We believe that marriage is the foundational building block of society. Of course, in many societies, marriage sets gender inequality in multiple ways and in many, it is not a contract between two people but two kinships at the least. Yet, research seems to stress that married people live better lives than those who are not married – they are healthier, happier, live longer, and are more financially prosperous and stable.
A growing number of economists and social researchers are concluding that getting and staying married is a key to economic prosperity of the individual as well as nation states.
An international report focusing on the role of marriage in sustaining long-term economic growth, the viability of the welfare state, the size and quality of the workforce, and the profitability of large sectors of the modern economy reveals:
- Men who get and stay married work harder, work smarter, and earn more money than their unmarried peers.
- Nations wishing to enjoy robust long-term economic growth and viable welfare states must maintain sustainable fertility rates of at least two children per woman.
- Key sectors of the modern economy—from household products to insurance to groceries—are more likely to profit when men and women marry and have children.
Marriage also affects parenting and influences income and education of children in future. Children raised in intact, married families are more likely to acquire the human and social capital they need to become well-adjusted, productive workers. A profound advantage in income and nurturing time for married couples makes their children statistically more likely to finish college, find good jobs and form stable marriages themselves.

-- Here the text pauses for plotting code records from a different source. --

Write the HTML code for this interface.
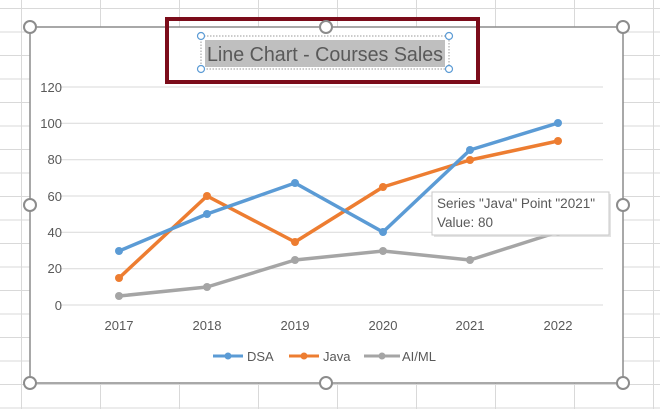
<!DOCTYPE html>
<html><head><style>
body{margin:0;width:660px;height:409px;overflow:hidden;font-family:"Liberation Sans",sans-serif;
background-color:#fff;
background-image:linear-gradient(to right,#d9d9d9 1px,transparent 1px),linear-gradient(to bottom,#d9d9d9 1px,transparent 1px);
background-size:79px 23.5px;background-position:21px 8px;}
</style></head><body>
<svg width="660" height="409" style="position:absolute;left:0;top:0" font-family="Liberation Sans, sans-serif">
<rect x="30" y="27" width="593" height="356" fill="#fff" stroke="#8c8c8c" stroke-width="1.5"/>
<g stroke="#d9d9d9" stroke-width="1">
<line x1="60" x2="603" y1="87" y2="87"/><line x1="60" x2="603" y1="123.3" y2="123.3"/>
<line x1="60" x2="603" y1="159.7" y2="159.7"/><line x1="60" x2="603" y1="196" y2="196"/>
<line x1="60" x2="603" y1="232.3" y2="232.3"/><line x1="60" x2="603" y1="268.7" y2="268.7"/>
<line x1="60" x2="603" y1="305" y2="305"/></g>
<g font-size="13" fill="#595959" text-anchor="end">
<text x="62" y="92">120</text><text x="62" y="128">100</text><text x="62" y="164">80</text>
<text x="62" y="201">60</text><text x="62" y="237">40</text><text x="62" y="273">20</text><text x="62" y="310">0</text></g>
<g font-size="13" fill="#595959" text-anchor="middle">
<text x="119" y="330">2017</text><text x="207" y="330">2018</text><text x="295" y="330">2019</text>
<text x="383" y="330">2020</text><text x="470" y="330">2021</text><text x="558" y="330">2022</text></g>
<g fill="none" stroke-width="3.5" stroke-linejoin="round">
<polyline stroke="#a5a5a5" points="119,296 207,287 295,260 383,251 470,260 558,232"/>
<polyline stroke="#ed7d31" points="119,278 207,196 295,242 383,187 470,160 558,141"/>
<polyline stroke="#5b9bd5" points="119,251 207,214 295,183 383,232 470,150 558,123"/>
</g>
<g fill="#a5a5a5"><circle cx="119" cy="296" r="4"/><circle cx="207" cy="287" r="4"/><circle cx="295" cy="260" r="4"/><circle cx="383" cy="251" r="4"/><circle cx="470" cy="260" r="4"/><circle cx="558" cy="232" r="4"/></g>
<g fill="#ed7d31"><circle cx="119" cy="278" r="4"/><circle cx="207" cy="196" r="4"/><circle cx="295" cy="242" r="4"/><circle cx="383" cy="187" r="4"/><circle cx="470" cy="160" r="4"/><circle cx="558" cy="141" r="4"/></g>
<g fill="#5b9bd5"><circle cx="119" cy="251" r="4"/><circle cx="207" cy="214" r="4"/><circle cx="295" cy="183" r="4"/><circle cx="383" cy="232" r="4"/><circle cx="470" cy="150" r="4"/><circle cx="558" cy="123" r="4"/></g>
<g font-size="13" fill="#595959">
<line x1="213" x2="243" y1="356" y2="356" stroke="#5b9bd5" stroke-width="3"/><circle cx="228" cy="356" r="3.5" fill="#5b9bd5"/><text x="247" y="361">DSA</text>
<line x1="289" x2="319" y1="356" y2="356" stroke="#ed7d31" stroke-width="3"/><circle cx="304" cy="356" r="3.5" fill="#ed7d31"/><text x="323" y="361">Java</text>
<line x1="364" x2="400" y1="356" y2="356" stroke="#a5a5a5" stroke-width="3"/><circle cx="382" cy="356" r="3.5" fill="#a5a5a5"/><text x="402" y="361">AI/ML</text></g>
<rect x="434" y="194" width="177" height="43" fill="#d0d0d0" opacity="0.6"/>
<rect x="432" y="192" width="177" height="43" fill="#fff" stroke="#c8c8c8"/>
<text x="437" y="208" font-size="13.5" fill="#595959">Series "Java" Point "2021"</text>
<text x="437" y="227" font-size="13.5" fill="#595959">Value: 80</text>
<rect x="167" y="19" width="311" height="63" fill="none" stroke="#7b0c1a" stroke-width="4"/>
<rect x="201" y="36" width="248" height="33" fill="none" stroke="#999" stroke-dasharray="1.5,1.5"/>
<rect x="205" y="40" width="240" height="27" fill="#bfbfbf"/>
<text x="207" y="61" font-size="20" fill="#595959" textLength="236" lengthAdjust="spacingAndGlyphs">Line Chart - Courses Sales</text>
<g fill="#fff" stroke="#5b9bd5" stroke-width="1.2">
<circle cx="201" cy="36" r="3.5"/><circle cx="449" cy="36" r="3.5"/><circle cx="201" cy="69" r="3.5"/><circle cx="449" cy="69" r="3.5"/></g>
<g fill="#fff" stroke="#8c8c8c" stroke-width="2">
<circle cx="30" cy="27" r="6"/><circle cx="326" cy="27" r="6"/><circle cx="623" cy="27" r="6"/>
<circle cx="30" cy="205" r="6"/><circle cx="623" cy="205" r="6"/>
<circle cx="30" cy="383" r="6"/><circle cx="326" cy="383" r="6"/><circle cx="623" cy="383" r="6"/></g>
</svg>
</body></html>
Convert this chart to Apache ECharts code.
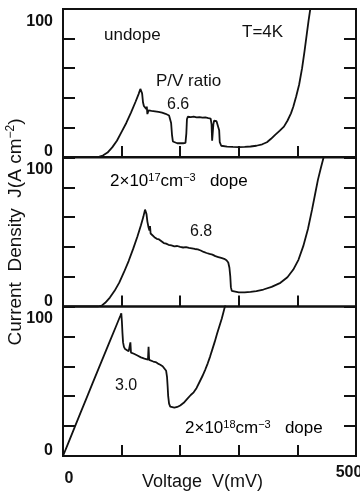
<!DOCTYPE html>
<html>
<head>
<meta charset="utf-8">
<script src="https://cdn.jsdelivr.net/npm/echarts@6/dist/echarts.min.js"></script>
<style>
html,body{margin:0;padding:0;background:#fff;}
#main{width:360px;height:497px;}
</style>
</head>
<body>
<div id="main"></div>
<script>
// ---- data (Voltage mV, Current density A/cm^2) ----
const voltageTicks = [0, 100, 200, 300, 400, 500];
const currentTicks = [0, 20, 40, 60, 80, 100];
const voltageLabels = ['0', '500'];
const currentLabels = ['0', '100'];

const undope = [
[0,0],[58,0],[62,0.3],[68,1],[76,3],[84,6.5],[92,11],[100,17],[108,23],[116,30],[124,37.5],[129,42.5],[132,46],[133.5,47],[135,43],[136.5,37],[138,34.5],[140,33.5],[142,32.5],[143,34],[144,29],[145,28],[146,31.5],[148,31],[151,31.2],[154,30.6],[157,30.9],[160,30.3],[163,30.5],[166,29.8],[169,30],[172,29.4],[175,29.2],[178,28.6],[181,28],[183,27],[184.5,23],[186,15],[187.5,10.5],[190,9.5],[195,9.3],[200,9.4],[205,9.3],[209,9.5],[210.5,16],[211.5,25.5],[213,27.2],[218,27],[223,27.3],[228,26.8],[233,27],[238,26.6],[243,26.7],[248,26.3],[252,26],[253.5,22],[254.5,11],[255.8,11],[256.6,22],[257.8,24.5],[262,24.2],[265,23.6],[266.5,18],[267.5,10],[270,7.6],[280,7],[290,6.8],[300,6.7],[310,6.8],[320,7.1],[330,7.6],[340,8.6],[348,10],[355,12.3],[362,15],[370,17.8],[377,20.5],[383,24.5],[389,29.5],[393,34],[398,41],[403,49],[408,60],[412,71],[416,83],[419,92],[422,100],[425,108]
];

const dope17 = [
[0,0],[60,0],[66,0.6],[72,2.5],[80,6],[88,10.5],[96,16],[104,23],[112,30.5],[120,39],[127,47],[133,54.5],[137,60],[140,65],[141,65.5],[142.5,62],[144,57],[146,53],[147.5,51],[148.5,54],[149.5,49],[152,47.8],[156,46.5],[160,45.4],[164,45],[168,43.8],[172,42.6],[176,42.2],[180,41.4],[185,41],[190,40.4],[195,40.6],[200,40],[205,39.6],[210,39.8],[215,39.3],[218,40.5],[220,39],[225,38.6],[230,38.3],[235,37.6],[240,36.6],[245,35.9],[250,35.3],[255,34.8],[260,33.8],[265,33.2],[270,32.6],[275,32],[279,31],[282,29.5],[284,26],[285.5,20],[286.5,13],[288,10.5],[291,9.6],[300,9.5],[310,9.5],[320,9.8],[330,10.3],[342,11.4],[356,13.2],[371,15.9],[383,19.6],[393,24.8],[402,31.5],[410,40.5],[418,52],[425,65],[430,75],[435,85],[440,93],[445,100.5],[448,106]
];

const dope18 = [
[0,0],[10,9.6],[20,19.3],[30,29],[40,38.6],[50,48.2],[60,57.8],[70,67.3],[80,76.8],[90,86.3],[98,94],[99.5,95.5],[100.5,90],[101.5,82],[102.5,76],[104,73],[106,71.5],[109,70.6],[112,70],[114,69.6],[115,76],[116,69.2],[118,69.4],[121,68.4],[124,68],[127,67.2],[130,66.5],[133,66],[136,65.6],[139,65.2],[142,64.8],[145,64.5],[146,73],[147,64.3],[150,63.8],[154,63.2],[158,62.8],[162,61.8],[166,61],[170,60],[173,58.8],[176,57],[177.5,53],[178.5,47],[179.5,40],[181,35],[183,33],[186,32.2],[190,32.3],[195,32.8],[200,33.8],[206,35.6],[212,38.2],[218,40.8],[223,42.6],[228,45.5],[233,49.5],[238,53.5],[243,58],[247,62],[251,66.5],[255,71.5],[259,76.5],[263,82],[267,87],[271,92],[274,96.5],[277,101],[280,106]
];

// ---- chart ----
const FONT = 'Liberation Sans, Arial, sans-serif';
const INK = '#111';
const chart = echarts.init(document.getElementById('main'), null, {renderer: 'canvas'});

const grids = [
  {left: 63, right: 4, top: 9, height: 148},
  {left: 63, right: 4, top: 157.5, height: 149},
  {left: 63, right: 4, top: 306.5, height: 149.5}
].map(g => Object.assign({show: true, borderColor: INK, borderWidth: 2, backgroundColor: 'transparent',
  containLabel: false, outerBoundsMode: 'none'}, g));

const vStep = voltageTicks[1] - voltageTicks[0];
const jStep = currentTicks[1] - currentTicks[0];
const tick = (len) => ({show: true, inside: true, length: len, lineStyle: {color: INK, width: 2}});

const xAxes = [0, 1, 2].map(i => ({
  type: 'value', gridIndex: i,
  min: voltageTicks[0], max: voltageTicks[voltageTicks.length - 1], interval: vStep,
  axisLine: {show: false}, splitLine: {show: false},
  axisTick: tick(11),
  axisLabel: i === 2 ? {
    show: true, margin: 9, color: INK, fontFamily: FONT, fontSize: 16, fontWeight: 'bold',
    formatter: v => v === voltageTicks[0] ? '{a|' + voltageLabels[0] + '}' :
                  (v === voltageTicks[voltageTicks.length - 1] ? '{b|' + voltageLabels[1] + '}' : ''),
    rich: {
      a: {fontFamily: FONT, fontSize: 16, fontWeight: 'bold', color: INK, padding: [6, 0, 0, 12]},
      b: {fontFamily: FONT, fontSize: 16, fontWeight: 'bold', color: INK, padding: [0, 14, 0, 0]}
    }
  } : {show: false},
  name: i === 2 ? 'Voltage  V(mV)' : '',
  nameLocation: 'middle', nameGap: 17, nameMoveOverlap: false,
  nameTextStyle: {fontFamily: FONT, fontSize: 18, color: INK, padding: [0, 14, 0, 0]}
}));

const yAxes = [];
[0, 1, 2].forEach(i => {
  yAxes.push({
    type: 'value', gridIndex: i, position: 'left',
    min: currentTicks[0], max: currentTicks[currentTicks.length - 1], interval: jStep,
    axisLine: {show: false}, splitLine: {show: false},
    axisTick: tick(12),
    axisLabel: {
      show: true, margin: 10, color: INK, fontFamily: FONT, fontSize: 16, fontWeight: 'bold',
      formatter: v => v === currentTicks[0] ? '{z|' + currentLabels[0] + '}' :
                    (v === currentTicks[currentTicks.length - 1] ? '{h|' + currentLabels[1] + '}' : ''),
      rich: {
        z: {fontFamily: FONT, fontSize: 16, fontWeight: 'bold', color: INK, padding: [0, 0, 10, 0]},
        h: {fontFamily: FONT, fontSize: 16, fontWeight: 'bold', color: INK, padding: [25, 0, 0, 0]}
      }
    },
    name: i === 1 ? 'Current  Density  J(A cm{s|−2})' : '',
    nameLocation: 'middle', nameGap: 37, nameRotate: 90, nameMoveOverlap: false,
    nameTextStyle: {fontFamily: FONT, fontSize: 19, color: INK,
      rich: {s: {fontFamily: FONT, fontSize: 12, color: INK, verticalAlign: 'top', padding: [0, 0, 9, 0]}}}
  });
  yAxes.push({
    type: 'value', gridIndex: i, position: 'right',
    min: currentTicks[0], max: currentTicks[currentTicks.length - 1], interval: jStep,
    axisLine: {show: false}, splitLine: {show: false},
    axisTick: tick(12), axisLabel: {show: false}
  });
});

const lineSeries = (data, i) => ({
  type: 'line', xAxisIndex: i, yAxisIndex: i * 2, data: data,
  showSymbol: false, symbol: 'none', smooth: false, clip: true,
  lineStyle: {color: INK, width: 1.8}, animation: false
});

const supRich = {
  n: {fontFamily: FONT, fontSize: 17, color: INK},
  s: {fontFamily: FONT, fontSize: 11, color: INK, verticalAlign: 'top', padding: [0, 0, 8, 0]}
};

chart.setOption({
  animation: false,
  backgroundColor: '#fff',
  grid: grids,
  xAxis: xAxes,
  yAxis: yAxes,
  series: [lineSeries(undope, 0), lineSeries(dope17, 1), lineSeries(dope18, 2)],
  graphic: [
    {type: 'text', left: 104, top: 27, style: {text: 'undope', fill: INK, font: '17px ' + FONT}},
    {type: 'text', left: 242, top: 24, style: {text: 'T=4K', fill: INK, font: '17px ' + FONT}},
    {type: 'text', left: 156, top: 73, style: {text: 'P/V ratio', fill: INK, font: '17px ' + FONT}},
    {type: 'text', left: 167, top: 97, style: {text: '6.6', fill: INK, font: '16px ' + FONT}},
    {type: 'text', left: 110, top: 172, style: {rich: supRich, text: '{n|2×10}{s|17}{n|cm}{s|−3}{n|   dope}'}},
    {type: 'text', left: 190, top: 224, style: {text: '6.8', fill: INK, font: '16px ' + FONT}},
    {type: 'text', left: 115, top: 378, style: {text: '3.0', fill: INK, font: '16px ' + FONT}},
    {type: 'text', left: 185, top: 419, style: {rich: supRich, text: '{n|2×10}{s|18}{n|cm}{s|−3}{n|   dope}'}}
  ]
});
</script>
</body>
</html>
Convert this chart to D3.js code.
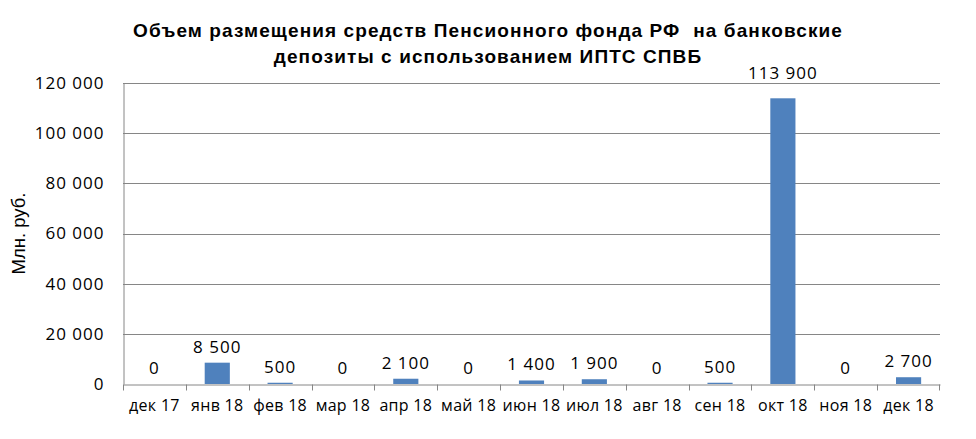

Just as there is a world of difference in how marriage is defined, so are the possibilities on how they are expected to work in future. What we need is new definition of marriage and role of the married individuals in marriage but the institution remains important in ensuring health, income and prosperity of both individuals and the nations.
The ‘post marriage’ society is difficult to imagine as yet and we should stick to marriage as a key social and personal institution.
Gazing through the crystal ball
- Far more work need to be done by men and women to keep up their marriage now.
- Being married will be a totally different experience for people in most societies as compared to their parents. Marriage issues need extensive discussions along many more dimensions and an open communication channel on marriage between parents and children is an imperative.
- The legal debate over various aspects around marriage is going to witness a lot of action. Many more dimensions of marriage are now open to negotiation e.g. distribution of wealth in case of divorce, division of responsibility for taking care of the parents, contribution towards purchasing joint assets, investment in holidays.
- Men’s lives in marriage will change more than those of women. Fathers are also equally likely to be given custody of children in case of divorce.
- Parenting will be longer and more demanding; parents will have to consciously play role modeling in all aspects of personal and professional lives.
- Value system of children will be more cosmopolitan and that would not be easy on parents.
- The stability of marriage cannot be taken for granted and all decisions regarding professional life must be taken jointly (‘compromises in careers’ would be more routine).